GIVEN INFORMATION
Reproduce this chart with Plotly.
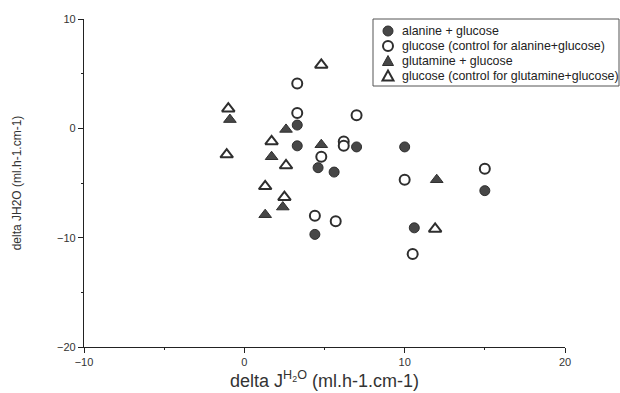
import plotly.graph_objects as go

# alanine + glucose (filled circles)
ala_x = [3.3, 3.3, 7.0, 4.6, 5.6, 4.4, 10.0, 15.0, 10.6]
ala_y = [0.3, -1.6, -1.7, -3.6, -4.0, -9.7, -1.7, -5.7, -9.1]
# glucose control for alanine+glucose (open circles)
gla_x = [3.3, 3.3, 7.0, 6.2, 6.2, 4.8, 4.4, 5.7, 10.0, 15.0, 10.5]
gla_y = [4.1, 1.4, 1.2, -1.2, -1.6, -2.6, -8.0, -8.5, -4.7, -3.7, -11.5]
# glutamine + glucose (filled triangles)
glu_x = [-0.9, 2.6, 4.8, 1.7, 2.4, 1.3, 12.0]
glu_y = [0.8, -0.1, -1.5, -2.6, -7.2, -7.9, -4.7]
# glucose control for glutamine+glucose (open triangles)
ggl_x = [4.8, -1.0, 1.7, -1.1, 2.6, 1.3, 2.5, 11.9]
ggl_y = [5.8, 1.8, -1.2, -2.4, -3.4, -5.3, -6.3, -9.2]

names = ["alanine + glucose",
         "glucose (control for alanine+glucose)",
         "glutamine + glucose",
         "glucose (control for glutamine+glucose)"]
x_ticks = [-10, 0, 10, 20]
y_ticks = [-20, -10, 0, 10]

W, H = 620, 393
ML, MR, MT, MB = 84, 55, 19, 46
PW, PH = W - ML - MR, H - MT - MB
FONT = "Liberation Sans, Arial, sans-serif"
ink = "#2e2e2e"
fill_dark = "#474747"

styles = [
    dict(symbol="circle", size=10, color=fill_dark, line=dict(color=ink, width=1)),
    dict(symbol="circle", size=10, color="white", line=dict(color=ink, width=2)),
    dict(symbol="triangle-up", size=11, color=fill_dark, line=dict(color=ink, width=1)),
    dict(symbol="triangle-up", size=11, color="white", line=dict(color=ink, width=2)),
]
series = [(ala_x, ala_y), (gla_x, gla_y), (glu_x, glu_y), (ggl_x, ggl_y)]

fig = go.Figure()
for (sx, sy), st, nm in zip(series, styles, names):
    fig.add_trace(go.Scatter(x=sx, y=sy, mode="markers", name=nm, marker=st,
                             showlegend=False))

axis_common = dict(showline=True, linecolor="#222", linewidth=1.2, ticks="outside",
                   ticklen=5, tickcolor="#222", showgrid=False, zeroline=False,
                   automargin=False,
                   tickfont=dict(family=FONT, size=11, color="#333"),
                   minor=dict(ticks="outside", ticklen=2, dtick=5, tickcolor="#222"))

fig.update_xaxes(range=[-10, 20], tickvals=x_ticks, **axis_common,
                 title=dict(text="delta J<sup>H<sub>2</sub>O</sup> (ml.h-1.cm-1)",
                            font=dict(family=FONT, size=18, color="#333"),
                            standoff=4))
fig.update_yaxes(range=[-20, 10], tickvals=y_ticks, **axis_common,
                 title=dict(text="delta JH2O (ml.h-1.cm-1)",
                            font=dict(family=FONT, size=12, color="#333"),
                            standoff=32))

# --- legend box drawn as layout decoration (paper coordinates) ---
def px_x(p):
    return (p - ML) / PW

def px_y(p):
    return (H - MB - p) / PH

box_l, box_r, box_t, box_b = 373, 619, 19, 86
row_y = [31, 46, 61, 76]
sym_x, txt_x = 388, 400
shapes = [dict(type="rect", xref="paper", yref="paper",
               x0=px_x(box_l), x1=px_x(box_r), y0=px_y(box_b), y1=px_y(box_t),
               line=dict(color="#555", width=1), fillcolor="white", layer="below")]
annotations = []
r = 5
for i, (nm, st) in enumerate(zip(names, styles)):
    cy = row_y[i]
    filled = st["color"] != "white"
    lw = 1 if filled else 2
    if st["symbol"] == "circle":
        shapes.append(dict(type="circle", xref="paper", yref="paper",
                           x0=px_x(sym_x - r), x1=px_x(sym_x + r),
                           y0=px_y(cy + r), y1=px_y(cy - r),
                           fillcolor=st["color"], line=dict(color=ink, width=lw)))
    else:
        p = (f"M {px_x(sym_x - 5.5)} {px_y(cy + 4.5)} L {px_x(sym_x + 5.5)} {px_y(cy + 4.5)} "
             f"L {px_x(sym_x)} {px_y(cy - 5.5)} Z")
        shapes.append(dict(type="path", xref="paper", yref="paper", path=p,
                           fillcolor=st["color"], line=dict(color=ink, width=lw)))
    annotations.append(dict(text=nm, xref="paper", yref="paper", x=px_x(txt_x), y=px_y(cy),
                            xanchor="left", yanchor="middle", showarrow=False,
                            font=dict(family=FONT, size=12.4, color="#222")))

fig.update_layout(
    width=W, height=H,
    margin=dict(l=ML, r=MR, t=MT, b=MB),
    paper_bgcolor="white", plot_bgcolor="white",
    showlegend=False,
    shapes=shapes, annotations=annotations,
)

fig.write_html("out.html", config={"displayModeBar": False},
               post_script="document.body.style.margin='0';document.body.style.overflow='hidden';")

WORK TO COMPLETE
Leave out any pictures, please, and quote only the lines from the top of the data through the line that contains "import plotly.graph_objects as go".

CORRECT ANSWER
Reproduce this chart with Plotly.
import plotly.graph_objects as go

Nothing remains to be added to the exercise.